B2C、B2Bにかかわらず、企業の競争力を維持するには、データの分析や利活用が必要不可欠です。従来はデータ収集にかかるコストが高かったことから、必要なデータを自発的に取得する形で収集する方法しかありませんでした。しかし、クラウドコンピューティング技術の発展やIoTにおけるセンサーデータの普及により、あまり手間をかけずに膨大な量のデータ収集が可能となりました。
これにより、データ分析を通じて、ビジネスにおける迅速な意思決定や新事業の創出が可能になった一方で、日々取り扱うデータ量の増加によって管理プロセスが煩雑化したことにより、情報漏えい等の事故につながるリスクが高まっています。
IPA(情報推進機構)が発表した「企業における営業秘密管理に関する実態調査2020」によると、情報漏えいのルートとして最も多いのは、中途退職者(役員・正規社員)による漏えい(36.6%)であり、現職従業員等の誤操作、誤認等による漏えい(21.2%)、現職従業員等のルール不徹底による漏えい(19.5%)と続いています。
同調査より、情報漏えいは組織内部のデータ管理が大きな要因となっていることが分かります。取り扱うデータ量が増える中、データの種類や機密性などを理解して管理を徹底しなければ、機密情報や個人情報の漏えいリスクを下げることはできません。
そこで本稿では、企業・組織がデータを安全かつ効果的に活用し、情報の漏えいリスクを下げるために気を付けたい3つのポイントを紹介します。
まずはデータの「発見」と「分類」から
データ量が飛躍的に増加し、組織でのデータの活用が当たり前となった一方で、ほとんどの企業は機密データが組織内のどこに格納されていて、誰がそのデータにアクセスできるのかについて、正確に把握しきれていません。このようなデータの可視性の欠如は、データ侵害に対するリスクを増大させます。
このようなリスクを軽減する方法の一つに、組織を横断して機密データや個人データを「発見」し、「分類」するという方法があります。例えば、顧客の満足度を図るための調査等に含まれる個人データがそのまま放置されているケースがあります。また、基幹システムからデータレイク、DWH(データウェアハウス)へデータがコピーされる中で、パスワードや口座番号は匿名化できているのに、住所は匿名化を忘れてしまうなど、「個人情報のデータの匿名化が一部しか行われていない」「匿名化された情報か否かわからない」「どこまで匿名化された情報か判断が付かない」といったケースもあります。
まずは、こうしたデータを社内で「発見」し、それらのデータを「分類」して管理することが重要となります。

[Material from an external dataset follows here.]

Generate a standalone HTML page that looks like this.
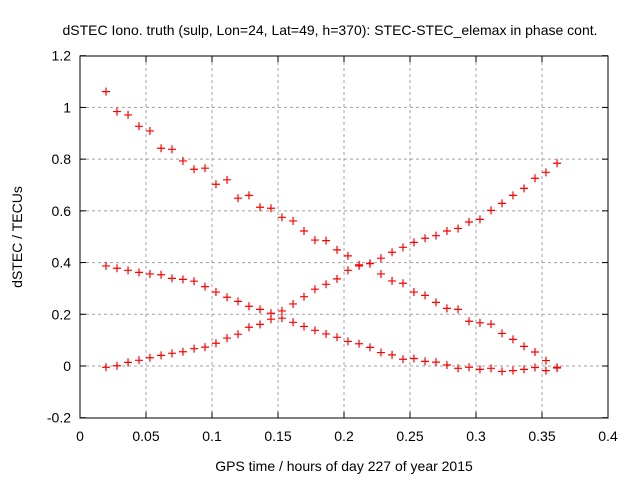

一方で、データ量が増えるほど、こうした作業がデータ管理者にとっては負荷となるのも事実です。例えば「住所」というデータ一つとっても、企業が保有する住所にはさまざまな種類があります。顧客の住所と加盟店やサプライヤーの住所があった場合、住所のデータだけでは、すぐに保護すべき顧客の住所かどうかを判断できません。

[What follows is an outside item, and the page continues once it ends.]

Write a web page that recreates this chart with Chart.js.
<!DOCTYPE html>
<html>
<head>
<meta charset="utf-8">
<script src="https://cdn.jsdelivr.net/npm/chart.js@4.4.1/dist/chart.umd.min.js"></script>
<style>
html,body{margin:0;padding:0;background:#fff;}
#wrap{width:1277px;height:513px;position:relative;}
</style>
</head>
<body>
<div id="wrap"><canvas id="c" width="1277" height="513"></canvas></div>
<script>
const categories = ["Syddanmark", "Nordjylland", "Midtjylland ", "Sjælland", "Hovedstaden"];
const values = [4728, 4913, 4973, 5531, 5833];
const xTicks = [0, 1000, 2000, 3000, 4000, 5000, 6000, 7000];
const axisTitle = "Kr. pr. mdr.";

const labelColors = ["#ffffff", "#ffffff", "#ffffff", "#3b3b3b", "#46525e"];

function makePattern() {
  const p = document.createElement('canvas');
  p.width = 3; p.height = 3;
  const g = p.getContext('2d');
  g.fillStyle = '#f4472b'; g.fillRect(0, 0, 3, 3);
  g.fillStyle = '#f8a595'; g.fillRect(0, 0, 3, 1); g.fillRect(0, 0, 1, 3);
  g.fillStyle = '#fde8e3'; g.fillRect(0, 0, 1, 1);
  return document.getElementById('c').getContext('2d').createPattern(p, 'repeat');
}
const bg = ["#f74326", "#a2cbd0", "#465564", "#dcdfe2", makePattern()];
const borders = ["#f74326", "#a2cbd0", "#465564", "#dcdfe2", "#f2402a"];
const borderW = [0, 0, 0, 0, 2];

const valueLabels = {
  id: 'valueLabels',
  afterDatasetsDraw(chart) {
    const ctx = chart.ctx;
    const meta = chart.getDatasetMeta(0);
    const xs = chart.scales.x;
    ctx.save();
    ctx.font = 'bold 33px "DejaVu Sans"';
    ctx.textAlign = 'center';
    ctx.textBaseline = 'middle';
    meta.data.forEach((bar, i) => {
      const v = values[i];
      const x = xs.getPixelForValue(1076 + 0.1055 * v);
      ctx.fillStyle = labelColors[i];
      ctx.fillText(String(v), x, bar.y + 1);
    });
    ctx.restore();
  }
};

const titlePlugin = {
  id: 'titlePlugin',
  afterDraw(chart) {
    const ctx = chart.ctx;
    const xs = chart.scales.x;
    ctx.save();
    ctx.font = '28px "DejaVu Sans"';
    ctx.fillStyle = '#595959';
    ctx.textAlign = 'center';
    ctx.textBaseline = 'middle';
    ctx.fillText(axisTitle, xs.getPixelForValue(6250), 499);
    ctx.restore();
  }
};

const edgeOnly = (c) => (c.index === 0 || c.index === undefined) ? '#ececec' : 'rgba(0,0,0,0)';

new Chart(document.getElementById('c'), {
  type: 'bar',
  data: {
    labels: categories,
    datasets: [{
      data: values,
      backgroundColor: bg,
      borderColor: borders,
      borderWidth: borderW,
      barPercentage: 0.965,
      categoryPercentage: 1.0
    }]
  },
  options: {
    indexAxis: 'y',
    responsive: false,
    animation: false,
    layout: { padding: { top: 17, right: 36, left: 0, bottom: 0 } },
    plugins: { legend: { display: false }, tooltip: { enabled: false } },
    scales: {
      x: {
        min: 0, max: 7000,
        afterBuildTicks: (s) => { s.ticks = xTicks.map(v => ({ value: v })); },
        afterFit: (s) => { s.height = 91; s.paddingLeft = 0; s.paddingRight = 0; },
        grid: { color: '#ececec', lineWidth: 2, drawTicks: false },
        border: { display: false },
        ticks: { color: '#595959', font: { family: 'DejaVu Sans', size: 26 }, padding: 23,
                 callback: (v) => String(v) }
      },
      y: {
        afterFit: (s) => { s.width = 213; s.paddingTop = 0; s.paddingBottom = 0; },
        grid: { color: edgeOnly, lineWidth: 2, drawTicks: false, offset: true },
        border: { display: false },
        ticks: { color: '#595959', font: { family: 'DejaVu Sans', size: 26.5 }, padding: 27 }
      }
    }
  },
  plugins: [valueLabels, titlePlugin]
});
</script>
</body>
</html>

そこで、データ管理ツールを用いて疑わしいデータを全て特定してタグ付けで分類し、同じ「住所」データとして把握しておきつつ、その後に顧客住所や法人住所などの詳細の分類を行うといった作業ステップを踏むことで、効率的なデータ管理が可能となります。こうした作業は従来、手作業で抽出していましたが、必要なデータの発見や分類において、不正確または最新ではないデータを除外の自動化によって効率化を図ることができます。